You can even give that critical voice in your head a name..
“They’re going to hate me!” Oh, do shut up, Negative Nancy! (You get the gist.)
It may sound odd, but it’s all about creating space between you and your negative thoughts. (This is called cognitive diffusion and there are lots of other disusing techniques you can try.)
4) Go for the reframe
One of the most powerful tools in the positivity arsenal is reframing, i.e. actively seeking out the positives situations so you can view them differently.
By changing the way you think, you can change your whole experience. If you’ve ever seen a ‘magic eye’ picture where an image is hidden within another image, you’ll know that it can be easy to miss what’s right in front of you if you’re not actively looking for it.
The first step is to reframing is to be accurate. What’s really going on? Where does your knowledge end and assumption begin? What can you learn from what you actually know as fact, to reposition your thoughts on the situation? (Your assumptions tend to be rooted in your view of the world and your beliefs about yourself. They can subsequently be one of the biggest barriers to positive thinking.)
If you are predicting what might happen in the future or mind-reading what others may think, what difference does it make if you switch those assumptions for positive ones? I.e. “I can’t predict what will happen, but the chances are it will all work out.”

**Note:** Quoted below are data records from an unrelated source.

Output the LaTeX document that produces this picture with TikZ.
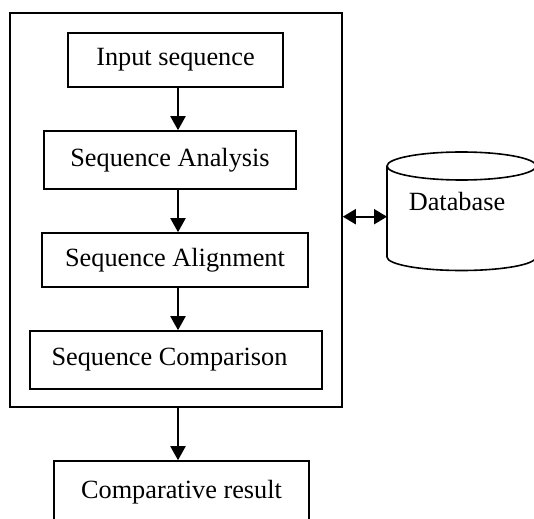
\documentclass[tikz,border=0pt]{standalone}
\usepackage{fontspec}
\setmainfont{Liberation Serif}
\usetikzlibrary{arrows.meta}
\begin{document}
\begin{tikzpicture}[x=1pt,y=-1pt,
  box/.style={draw,line width=1.6pt,inner sep=0pt,font=\fontsize{26.3}{30}\selectfont},
  flow/.style={line width=2pt,-{Triangle[length=14pt,width=15pt]}},
  both/.style={line width=2pt,{Triangle[length=13pt,width=15pt]}-{Triangle[length=13pt,width=15pt]}}]
\useasboundingbox[fill=white] (0,0) rectangle (534,518);
\node[box,minimum width=332pt,minimum height=394pt] (outer) at (176,210) {};
\node[box,minimum width=215pt,minimum height=54pt] (in) at (175.5,60) {Input sequence};
\node[box,minimum width=252pt,minimum height=58pt] (ana) at (170,160) {Sequence Analysis};
\node[box,minimum width=266pt,minimum height=54pt] (ali) at (175,260) {Sequence Alignment};
\node[box,minimum width=292pt,minimum height=58pt] (com) at (176,360) {\hspace*{-13pt}Sequence Comparison};
\node[box,minimum width=255pt,minimum height=62pt] (res) at (181.5,492) {\raisebox{2pt}{Comparative result}};
\coordinate (xa) at (178,0);
% database cylinder
\draw[line width=1.6pt] (387,166) -- (387,257) arc[start angle=180,end angle=360,x radius=74.5pt,y radius=13.5pt] -- (536,166);
\draw[line width=1.6pt] (461.5,166) ellipse[x radius=74.5pt,y radius=14pt];
\node[font=\fontsize{26.3}{30}\selectfont,inner sep=0pt] (db) at (457,202) {Database};
\coordinate (dbl) at (387,216.7);
% connectors
\draw[flow] (in.south -| xa) -- (ana.north -| xa);
\draw[flow] (ana.south -| xa) -- (ali.north -| xa);
\draw[flow] (ali.south -| xa) -- (com.north -| xa);
\draw[flow] (outer.south -| xa) -- (res.north -| xa);
\draw[both] (outer.east |- dbl) -- (dbl);
\end{tikzpicture}
\end{document}
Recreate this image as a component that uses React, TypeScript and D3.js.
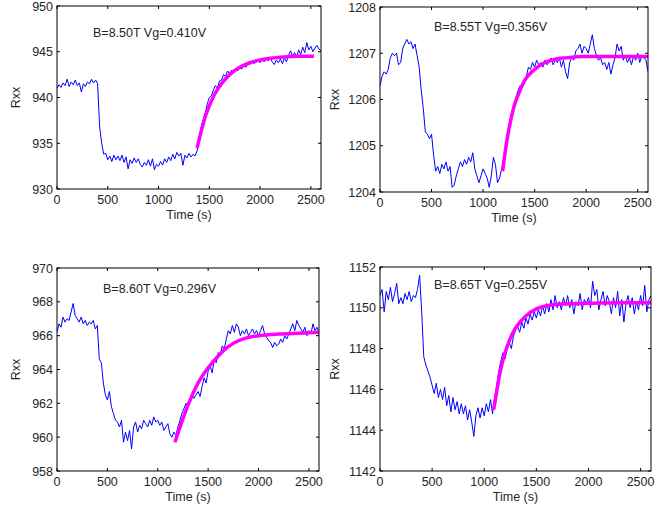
import React from "react";
import * as d3 from "d3";

// sampling step of the traces (s)
const T_STEP = 20;

const xTicks = [0, 500, 1000, 1500, 2000, 2500];

const titles = ["B=8.50T Vg=0.410V", "B=8.55T Vg=0.356V", "B=8.60T Vg=0.296V", "B=8.65T Vg=0.255V"];

const yTicks1 = [930, 935, 940, 945, 950];
const yTicks2 = [1204, 1205, 1206, 1207, 1208];
const yTicks3 = [958, 960, 962, 964, 966, 968, 970];
const yTicks4 = [1142, 1144, 1146, 1148, 1150, 1152];

// Rxx traces, one value every 20 s from 0 to 2600 s
const rxx1 = [
  941.0, 941.4, 941.1, 941.6, 941.3, 942.0, 941.2, 941.7, 941.4, 941.9,
  941.3, 941.6, 940.6, 941.5, 941.2, 941.7, 941.5, 942.0, 941.6, 941.9,
  941.5, 936.8, 935.0, 933.8, 933.9, 933.2, 933.6, 933.0, 933.7, 933.2,
  933.6, 933.1, 933.7, 932.9, 933.5, 932.2, 933.2, 932.8, 933.4, 932.9,
  933.3, 932.7, 932.4, 932.9, 932.6, 933.2, 932.5, 933.3, 932.1, 932.7,
  932.5, 933.0, 932.6, 933.3, 932.9, 933.5, 933.1, 933.8, 933.3, 934.0,
  933.6, 933.9, 932.6, 933.7, 933.4, 933.9, 933.5, 933.8, 933.6, 934.2,
  935.6, 936.8, 937.6, 938.3, 939.3, 940.0, 940.2, 940.8, 941.3, 941.0,
  941.8, 941.9, 942.5, 942.3, 942.9, 942.6, 943.0, 942.7, 943.2, 942.9,
  943.4, 943.1, 943.6, 943.3, 943.8, 943.6, 944.0, 943.7, 943.9, 944.1,
  943.8, 944.2, 943.9, 944.3, 944.0, 944.3, 943.9, 943.6, 944.1, 943.8,
  944.2, 943.7, 944.3, 943.9, 944.6, 945.1, 944.5, 944.9, 944.4, 945.2,
  944.7, 945.5, 944.9, 946.0, 945.2, 945.6, 945.0, 945.4, 945.7, 945.3,
  945.1,
];

const rxx2 = [
  1206.3, 1206.5, 1206.6, 1206.55, 1206.65, 1206.9, 1207.0, 1206.95, 1207.0, 1206.75,
  1206.8, 1207.1, 1207.2, 1207.3, 1207.2, 1207.25, 1207.1, 1207.2, 1206.95, 1206.7,
  1206.2, 1205.8, 1205.3, 1205.25, 1205.15, 1205.25, 1204.8, 1204.45, 1204.55, 1204.4,
  1204.6, 1204.5, 1204.65, 1204.45, 1204.55, 1204.1, 1204.15, 1204.35, 1204.5, 1204.65,
  1204.55, 1204.7, 1204.6, 1204.75, 1204.65, 1204.85, 1204.5, 1204.35, 1204.2, 1204.35,
  1204.5, 1204.4, 1204.3, 1204.1, 1204.35, 1204.75, 1204.6, 1204.2, 1204.3, 1204.5,
  1204.7, 1205.0, 1205.3, 1205.55, 1205.7, 1205.9, 1206.05, 1206.2, 1206.3, 1206.25,
  1206.35, 1206.5, 1206.7, 1206.65, 1206.8, 1206.7, 1206.85, 1206.75, 1206.8, 1206.7,
  1206.85, 1206.75, 1206.8, 1206.9, 1206.75, 1206.85, 1206.8, 1206.9, 1206.7, 1206.85,
  1206.6, 1206.45, 1206.8, 1206.9, 1206.85, 1207.05, 1207.1, 1207.2, 1207.0, 1207.15,
  1207.1, 1207.0, 1207.2, 1207.4, 1207.1, 1206.95, 1206.85, 1206.9, 1206.75, 1206.8,
  1206.65, 1206.8, 1206.55, 1206.75, 1206.9, 1207.2, 1207.05, 1207.15, 1206.85, 1206.95,
  1206.8, 1206.9, 1206.75, 1206.95, 1206.85, 1207.0, 1206.8, 1206.95, 1206.9, 1206.85,
  1206.6,
];

const rxx3 = [
  966.2, 966.7, 966.5, 967.1, 966.8, 967.0, 966.9, 967.4, 967.9, 967.2,
  967.0, 966.8, 967.1, 966.7, 966.9, 966.6, 966.8, 966.7, 966.9, 966.4,
  966.6, 964.6, 964.4, 963.2, 962.5, 962.2, 962.7, 961.8, 961.4, 961.0,
  960.9, 960.6, 961.0, 959.7, 960.3, 959.8, 960.4, 959.3, 960.6, 960.9,
  960.3, 960.7, 960.5, 961.0, 960.8, 960.6, 961.0, 960.7, 961.2, 960.9,
  961.0, 960.7, 960.9, 960.4, 960.6, 960.8, 960.2, 960.0, 960.3, 960.1,
  960.6, 961.0, 961.4, 961.7, 962.0, 961.8, 962.2, 962.5, 962.3, 962.5,
  962.7, 962.4, 963.0, 963.5, 963.2, 963.9, 964.2, 963.8, 964.6, 964.4,
  965.0, 964.8, 965.4, 965.2, 965.8, 966.3, 966.1, 966.6, 966.2, 966.7,
  966.5, 966.0, 966.3, 966.1, 966.4, 966.0, 966.2, 966.4, 966.1, 966.3,
  966.0, 966.3, 966.6, 966.1, 965.9, 965.7, 965.6, 965.3, 965.6, 965.4,
  965.5, 965.8, 965.6, 966.0, 965.8, 966.1, 966.4, 966.7, 966.3, 966.9,
  966.6, 966.4, 966.2, 966.5, 966.0, 966.3, 966.1, 966.7, 966.3, 966.5,
  966.1,
];

const rxx4 = [
  1150.6, 1150.9, 1149.8, 1150.8, 1150.4, 1151.0, 1150.3, 1150.7, 1151.2, 1150.2,
  1150.5, 1150.2, 1150.7, 1150.4, 1150.8, 1150.3, 1150.6, 1150.5, 1150.9, 1151.6,
  1149.8, 1147.6, 1147.2, 1146.9, 1146.6, 1146.2, 1145.8, 1146.3, 1145.6, 1146.0,
  1145.5, 1146.1, 1145.2, 1145.7, 1144.9, 1145.6, 1145.0, 1145.4, 1144.8, 1145.3,
  1144.8, 1145.2, 1144.5, 1145.0, 1144.4, 1143.7, 1144.7, 1145.1, 1144.6, 1145.1,
  1144.7, 1145.3, 1144.9, 1145.5, 1144.8, 1145.6, 1146.2, 1146.9, 1147.4, 1147.8,
  1147.5, 1148.0, 1148.3, 1148.0, 1148.6, 1148.9, 1149.1, 1148.8, 1149.3, 1149.0,
  1149.5, 1149.2, 1149.7, 1149.4, 1149.8, 1149.5, 1149.9, 1149.6, 1150.1, 1149.7,
  1150.2, 1149.8, 1150.4, 1149.9, 1150.6, 1150.0, 1150.3, 1149.9, 1150.5, 1150.1,
  1150.6, 1150.0, 1150.4, 1149.7, 1150.3, 1150.1, 1150.7, 1149.9, 1150.4, 1150.2,
  1150.5, 1150.0, 1151.3, 1150.6, 1150.9, 1149.9, 1150.4, 1150.8, 1150.1, 1150.6,
  1150.3, 1149.7, 1150.5, 1150.0, 1150.8, 1149.6, 1150.4, 1149.3, 1150.2, 1150.6,
  1150.0, 1150.5, 1149.7, 1150.3, 1149.9, 1150.6, 1150.1, 1151.1, 1149.8, 1150.4,
  1150.6,
];

// fitted recovery curves [time, Rxx]
const fit1: [number, number][] = [
  [1380, 934.5], [1420, 936.3], [1460, 937.9], [1500, 939.1], [1550, 940.3],
  [1600, 941.2], [1700, 942.5], [1800, 943.3], [1900, 943.8], [2000, 944.1],
  [2200, 944.4], [2400, 944.5], [2530, 944.5],
];
const fit2: [number, number][] = [
  [1190, 1204.45], [1220, 1204.95], [1250, 1205.35], [1300, 1205.85], [1350, 1206.15],
  [1400, 1206.4], [1500, 1206.65], [1600, 1206.8], [1700, 1206.87], [1800, 1206.9],
  [2000, 1206.93], [2300, 1206.93], [2600, 1206.93],
];
const fit3: [number, number][] = [
  [1170, 959.7], [1250, 961.1], [1300, 961.9], [1400, 963.2], [1500, 964.1],
  [1600, 964.8], [1700, 965.35], [1800, 965.7], [1900, 965.9], [2000, 966.0],
  [2200, 966.1], [2400, 966.15], [2600, 966.2],
];
const fit4: [number, number][] = [
  [1090, 1145.0], [1120, 1145.9], [1150, 1146.8], [1200, 1147.8], [1250, 1148.5],
  [1300, 1149.0], [1400, 1149.6], [1500, 1149.95], [1600, 1150.1], [1800, 1150.2],
  [2000, 1150.22], [2300, 1150.25], [2600, 1150.25],
];

const FONT = "'Liberation Sans', Arial, Helvetica, sans-serif";

const panels = [
  { box: [57, 6, 321, 189], yDomain: [930, 950], yTicks: yTicks1, trace: rxx1, fit: fit1, title: titles[0], titlePos: [93, 37], ylabX: 20 },
  { box: [380, 7, 648, 192], yDomain: [1204, 1208], yTicks: yTicks2, trace: rxx2, fit: fit2, title: titles[1], titlePos: [434, 31], ylabX: 339 },
  { box: [57, 268, 319, 471], yDomain: [958, 970], yTicks: yTicks3, trace: rxx3, fit: fit3, title: titles[2], titlePos: [103, 293], ylabX: 20 },
  { box: [380, 267, 651, 471], yDomain: [1142, 1152], yTicks: yTicks4, trace: rxx4, fit: fit4, title: titles[3], titlePos: [434, 289], ylabX: 339 },
];

function Panel({ p, idx }: { p: (typeof panels)[number]; idx: number }) {
  const [l, t, r, b] = p.box;
  const x = d3.scaleLinear().domain([0, 2600]).range([l, r]);
  const y = d3.scaleLinear().domain(p.yDomain).range([b, t]);
  const tl = 3;

  const traceLine = d3
    .line<number>()
    .x((_, i) => x(i * T_STEP))
    .y((d) => y(d));
  const fitLine = d3
    .line<[number, number]>()
    .x((d) => x(d[0]))
    .y((d) => y(d[1]))
    .curve(d3.curveMonotoneX);

  const clipId = `clip${idx}`;
  return (
    <g>
      <defs>
        <clipPath id={clipId}>
          <rect x={l} y={t} width={r - l} height={b - t} />
        </clipPath>
      </defs>
      <rect x={l} y={t} width={r - l} height={b - t} fill="#fff" />
      <g clipPath={`url(#${clipId})`}>
        <path d={traceLine(p.trace) || ""} fill="none" stroke="#0000ff" strokeWidth={1} />
        <path d={fitLine(p.fit) || ""} fill="none" stroke="#ff00ff" strokeWidth={3.5} />
      </g>
      <rect x={l} y={t} width={r - l} height={b - t} fill="none" stroke="#000" strokeWidth={1} />
      {xTicks.map((v) => (
        <g key={"x" + v}>
          <line x1={x(v)} x2={x(v)} y1={b} y2={b - tl} stroke="#000" />
          <line x1={x(v)} x2={x(v)} y1={t} y2={t + tl} stroke="#000" />
          <text x={x(v)} y={b + 15} textAnchor="middle" fontSize={12.5} fill="#262626">
            {v}
          </text>
        </g>
      ))}
      {p.yTicks.map((v) => (
        <g key={"y" + v}>
          <line x1={l} x2={l + tl} y1={y(v)} y2={y(v)} stroke="#000" />
          <line x1={r} x2={r - tl} y1={y(v)} y2={y(v)} stroke="#000" />
          <text x={l - 4} y={y(v) + 4.5} textAnchor="end" fontSize={12.5} fill="#262626">
            {v}
          </text>
        </g>
      ))}
      <text x={p.titlePos[0]} y={p.titlePos[1]} fontSize={12.5} fill="#262626">
        {p.title}
      </text>
      <text x={(l + r) / 2} y={b + 30} textAnchor="middle" fontSize={12.5} fill="#262626">
        Time (s)
      </text>
      <text
        transform={`translate(${p.ylabX},${(t + b) / 2}) rotate(-90)`}
        textAnchor="middle"
        fontSize={12.5}
        fill="#262626"
      >
        Rxx
      </text>
    </g>
  );
}

export default function App() {
  return (
    <svg width={668} height={506} style={{ position: "absolute", left: 0, top: 0, fontFamily: FONT }}>
      <rect width={668} height={506} fill="#fff" />
      {panels.map((p, i) => (
        <Panel key={i} p={p} idx={i} />
      ))}
    </svg>
  );
}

But the key part of the process? Looking for the opportunities. That’s not to say that bad things don’t matter. Sometimes shit things happen and you’re within your rights to feel sorry for yourself when they do, but reframing can help you create a path to move forwards.
For me personally, I had to quickly reframe my plans once lockdown hit. It spelled the end of a business partnership and for a short time, I felt totally crap about it. But it also hailed the start of me going solo, niching in a totally different direction and truly following my heart. It forced me to learn, develop and push myself in a new direction – but a direction that was ultimately much better for me. I’d be fibbing if I said it was easy, but reframing enabled me jump those initial hurdles and come out the other stronger and happier.
5) Watch your language
When you’re feeling negative, your language subconsciously ramps up the downward sentiment. Words like, ‘can’t’, ‘won’t’, ‘shouldn’t’, infiltrate your communication with both yourself and others.
Dumping those words and consciously switching to a more active and positive dialogue can make a dramatic difference.
Take these examples: “I can’t do this today” versus “I can this tomorrow”. How about, “I have to finish that project” compared to, “I will finish this project”. Or my personal favourite on a dark winter’s morning, “I can’t get out of bed” or “I am getting out of bed”? Which of those feel more motivating?
Your language can give you a short-sharp kick in the right direction and it has a massive impact on how you are perceived by others.
Remember that energy vampire? Just think of words they’d use and go in the opposite direction. It’s a quick win as it’s amazing as it soon goes from a conscious activity to something you can just when you need to dial the positivity up.
No matter who you are or what you’ve experienced, you are capable of positive change. The only question is, when you are going to make it?